The album by Bríd O’Riordan also includes a vocal contribution from the legendary Paul Brady, and is inspired by her late mother who taught her the art of traditional singing.
Bríd grew up in the Irish speaking area of Kilnamar- tyra, surrounded by music, working on her father’s farm, looking after the animals, and cutting turf.
Neighbours and cousins visited each other’s homes regularly, where they danced, sang songs and played music.
As a child, her mother schooled her in how to sing the traditional folk songs of the area. She guided Bríd as she sang at the stations and there was always the obligatory post-mortem following each performance, which led to more lessons which were given while she helped her mother bake brown soda bread or churn butter.
‘I absolutely loved this time because this was when I felt closest to her,’ recalls Bríd.
‘Singing and playing traditional musical instruments has been part of my family for the past four generations. I feel privileged that my mother passed the skills of traditional singing on to me,’ she said.
She continued to sing throughout her life, including with Cór na mBan directed by Peadar ó Ríada, and in 2017 she began to seriously think about compiling a list of songs and recording them, but never in her wildest dreams could she have imagined how it would evolve.
‘I’d wanted to record an album for about the last five years. Derek O’Sullivan, my significant other, is a guitarist and has been a friend of Philip Begley (my producer) for over 30 years. Derek and I would play and sing together at home and eventually Philip heard me sing one evening when we were staying with him in Dublin.
He suggested doing a couple of demo songs that he would play to some of the musicians he had worked with over his over 40 years in the recording industry. Everyone he played them to offered to contribute to the recordings. I was totally shocked and amazed by the names that he got to be involved!’
They included Kevin Burke (The Bothy Band), Ciarán Brennan (Clannad), Robbie Harris (Afro Celts), Mick O’Brien, Suzanne Savage, Kevin Glackin and a vocal contribution from the Paul Brady on her track Bríd Óg Ní Mháille.
Following on from Kevin Burke’s involvement, he rec- ommended Bríd to Paul Mars- teller in the USA to sing the main vocal on Ephemera as part of the recent USA release of I Am of Ireland: Yeats in Song.
Bríd said it was all still a ‘little surreal.’
‘Imagine hearing musicians you’ve been listening to for years play on your own recordings! I honestly nearly had to be picked up off the floor when I heard Paul Brady on Bríd Óg. Truly the stuff that dreams are made of.’
Brid has already released a three-track EP which is a flavour what’s to come on the album.

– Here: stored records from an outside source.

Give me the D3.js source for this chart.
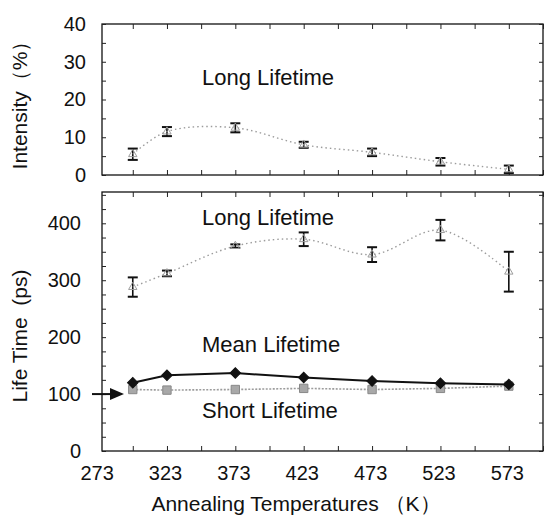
<!DOCTYPE html>
<html>
<head>
<meta charset="utf-8">
<script src="https://cdn.jsdelivr.net/npm/d3@7"></script>
<style>
  body { margin: 0; background: #fff; }
  text { font-family: "Liberation Sans", Arial, sans-serif; fill: #111; }
</style>
</head>
<body>
<svg width="546" height="517"></svg>
<script>
  'use strict';

  // data
  const temps = [298, 323, 373, 423, 473, 523, 573];
  const xTickLabels = [273, 323, 373, 423, 473, 523, 573];
  const intensityLong = [5.5, 11.5, 12.5, 8, 6, 3.5, 1.5];
  const intensityErr = [1.5, 1.2, 1.2, 0.8, 1, 1, 1];
  const lifeLong = [288, 312, 360, 372, 345, 388, 315];
  const lifeLongErr = [17, 5, 3, 12, 13, 18, 35];
  const lifeMean = [120, 133, 137, 129, 123, 119, 117];
  const lifeShort = [108, 107, 108, 110, 108, 110, 114];
  const intensityTicks = [0, 10, 20, 30, 40];
  const lifeTicks = [0, 100, 200, 300, 400];

  const svg = d3.select('svg');
  const grey = '#9c9c9c';

  const x = d3.scaleLinear().domain([275.5, 598]).range([102, 543]);
  const yTop = d3.scaleLinear().domain([0, 40]).range([175, 24]);
  const yBot = d3.scaleLinear().domain([0, 455]).range([451, 192]);

  const frameTicks = d3.range(298, 599, 25);

  function frame(y, minorLeft, minorRight) {
    const [b, t] = y.range();
    const g = svg.append('g');
    g.append('rect')
      .attr('x', x.range()[0]).attr('y', t)
      .attr('width', x.range()[1] - x.range()[0]).attr('height', b - t)
      .attr('fill', 'none').attr('stroke', '#111').attr('stroke-width', 1.3);
    g.append('g').attr('transform', `translate(0,${t})`)
      .call(d3.axisTop(x).tickValues(frameTicks).tickSizeInner(-5).tickSizeOuter(0).tickFormat(''));
    g.append('g').attr('transform', `translate(0,${b})`)
      .call(d3.axisBottom(x).tickValues(frameTicks).tickSizeInner(-5).tickSizeOuter(0).tickFormat(''));
    g.append('g').attr('transform', `translate(${x.range()[0]},0)`)
      .call(d3.axisLeft(y).tickValues(minorLeft).tickSizeInner(-4).tickSizeOuter(0).tickFormat(''));
    g.append('g').attr('transform', `translate(${x.range()[1]},0)`)
      .call(d3.axisRight(y).tickValues(minorRight).tickSizeInner(-4).tickSizeOuter(0).tickFormat(''));
    g.selectAll('.domain').remove();
    g.selectAll('.tick line').attr('stroke', '#222');
  }

  frame(yTop, d3.range(0, 41, 5), d3.range(0, 41, 5));
  frame(yBot, d3.range(0, 451, 25), d3.range(0, 451, 50));

  // tick labels
  const lab = (sel) => sel.selectAll('text').style('font-size', '20px').attr('fill', '#111');
  svg.append('g').attr('transform', 'translate(86,0)')
    .call(d3.axisLeft(yTop).tickValues(intensityTicks).tickSize(0).tickPadding(0))
    .call(g => g.select('.domain').remove()).call(lab);
  svg.append('g').attr('transform', 'translate(81,0)')
    .call(d3.axisLeft(yBot).tickValues(lifeTicks).tickSize(0).tickPadding(0))
    .call(g => g.select('.domain').remove()).call(lab);
  svg.append('g').attr('transform', 'translate(0,466)')
    .call(d3.axisBottom(x).tickValues(xTickLabels).tickSize(0).tickPadding(0))
    .call(g => g.select('.domain').remove()).call(lab)
    .selectAll('text').attr('dy', '0.71em').attr('x', -2);

  // axis titles
  svg.append('text').attr('x', 296).attr('y', 511).attr('text-anchor', 'middle')
    .style('font-size', '21px').text('Annealing Temperatures （K）');
  svg.append('text').attr('transform', 'translate(27,100) rotate(-90)').attr('text-anchor', 'middle')
    .style('font-size', '21px').text('Intensity（%）');
  svg.append('text').attr('transform', 'translate(27,336) rotate(-90)').attr('text-anchor', 'middle')
    .style('font-size', '21px').style('white-space', 'pre').text('Life Time  (ps)');

  // annotations
  const note = (tx, ty, s) => svg.append('text').attr('x', tx).attr('y', ty)
    .style('font-size', '22px').text(s);
  note(202, 85, 'Long Lifetime');
  note(202, 225, 'Long Lifetime');
  note(202, 352, 'Mean Lifetime');
  note(202, 418, 'Short Lifetime');

  // series helper
  function series(y, vals, opts) {
    const pts = temps.map((t, i) => [x(t), y(vals[i])]);
    svg.append('path')
      .attr('d', d3.line().curve(opts.curve || d3.curveLinear)(pts))
      .attr('fill', 'none').attr('stroke', opts.stroke)
      .attr('stroke-width', opts.width || 1.5)
      .attr('stroke-dasharray', opts.dash || null);
    svg.append('g').selectAll('path').data(pts).join('path')
      .attr('transform', d => `translate(${d[0]},${d[1]}) rotate(${opts.rotate || 0})`)
      .attr('d', d3.symbol().type(opts.symbol).size(opts.size))
      .attr('fill', opts.fill).attr('stroke', opts.mstroke).attr('stroke-width', 1);
  }

  function errBars(y, vals, errs) {
    const g = svg.append('g').attr('stroke', '#111').attr('stroke-width', 1.6);
    temps.forEach((t, i) => {
      const cx = x(t), lo = y(vals[i] - errs[i]), hi = y(vals[i] + errs[i]);
      g.append('line').attr('x1', cx).attr('x2', cx).attr('y1', lo).attr('y2', hi);
      g.append('line').attr('x1', cx - 5).attr('x2', cx + 5).attr('y1', lo).attr('y2', lo).attr('stroke-width', 2);
      g.append('line').attr('x1', cx - 5).attr('x2', cx + 5).attr('y1', hi).attr('y2', hi).attr('stroke-width', 2);
    });
  }

  // top panel: intensity of long lifetime
  errBars(yTop, intensityLong, intensityErr);
  series(yTop, intensityLong, {
    curve: d3.curveCatmullRom, stroke: grey, dash: '1.5,3', width: 1.4,
    symbol: d3.symbolTriangle, size: 30, fill: 'none', mstroke: grey
  });

  // bottom panel
  errBars(yBot, lifeLong, lifeLongErr);
  series(yBot, lifeLong, {
    curve: d3.curveCatmullRom, stroke: grey, dash: '1.5,3', width: 1.4,
    symbol: d3.symbolTriangle, size: 30, fill: 'none', mstroke: grey
  });
  series(yBot, lifeShort, {
    stroke: grey, dash: '2,1.5', width: 1.6,
    symbol: d3.symbolSquare, size: 70, rotate: 0, fill: '#a8a8a8', mstroke: '#888'
  });
  series(yBot, lifeMean, {
    stroke: '#111', width: 2,
    symbol: d3.symbolSquare, size: 55, rotate: 45, fill: '#111', mstroke: '#111'
  });

  // arrow pointing at 100 ps
  const ay = yBot(100);
  svg.append('line').attr('x1', 92).attr('x2', 112).attr('y1', ay).attr('y2', ay)
    .attr('stroke', '#111').attr('stroke-width', 2);
  svg.append('path').attr('d', `M110,${ay - 6}L124,${ay}L110,${ay + 6}Z`).attr('fill', '#111');
</script>
</body>
</html>
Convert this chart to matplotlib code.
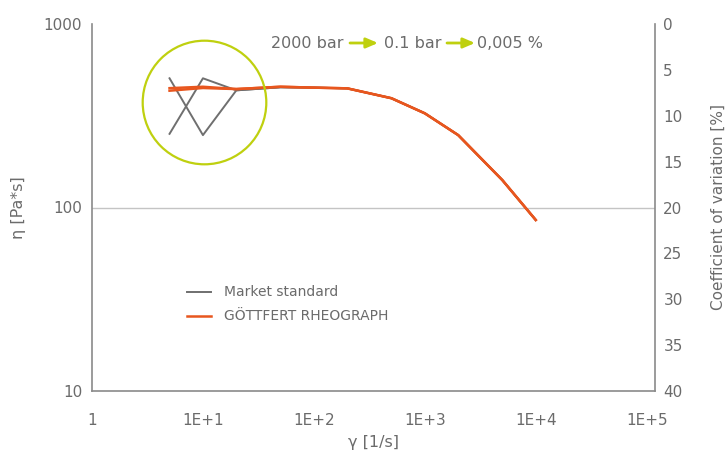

The tracks are Skibbereen, Bríd Óg Ní Mháille and a new arrangement of Andy Irvine’s classic The West Coast of Clare.
‘There will be 12 songs in total on the album. All of them have a relevance to me in different ways, be it through past or current life experiences. The album will have elements of the Irish folk tradition through both Irish and English languages. There is quite a varied palette as I wanted to explore every aspect of the Irish tradition from worksongs to lovesongs like Bríd Óg, to songs that revere Irish resilience in the face of very hard times like Skibbereen,’ she said.
Bríd now lives in Ballyvourney, a stone’s throw from Kilnamartyra and the seaside village of Kilkee with her partner. Her most recent job was a Fáilte Ireland approved tour director.
‘I got to meet some wonderful people through this job and realised that there was genuine interest among those from abroad I was guiding for a real look into the Irish psyche, not just the shamrocks and shileighlies. I would share some memories of my rural childhood with them. I’d speak of how much music played a part of who I was as a child and re-mains to this day.
'Depending on the circumstances and if I felt comfortable with a guest, I would sing something like Sean O’Riada’s Ar nAthair for instance if they were visiting the grave of a loved one. It was amazing how a lone voice in a quiet country graveyard can move someone and enable them to feel closer to their Irish roots.’
Sadly Bríd’s mother passed away in 2015. ‘I would say she would be bursting with pride and de light that I am passing on her family’s singing and musical history.
Her family were locally known as the Connell’s Ullanes, an area in Ballyvourney.
Their house was a place for scríochting (visiting), where locals congregated to dance and sing.
Apparently, they collected songs from the people passing by from outside the parish, on their way to the markets in Macroom and the butter markets in Cork city.
Her great grand aunt, Nóra Ní Chonaill, had a bank of over 150 songs, all of which were in Irish and are in an archive in UCD.
‘Every recording I did with Philip, I closed my eyes and sent a silent word to her and said “Mom, let me sing this song the way you’d want it done.” A song is nothing without feeling, you know.
‘I’ve always loved singing and I’m absolutely delighted that the planets aligned in such a natural way to make this album happen. I’ll be forever grateful to everyone involved.’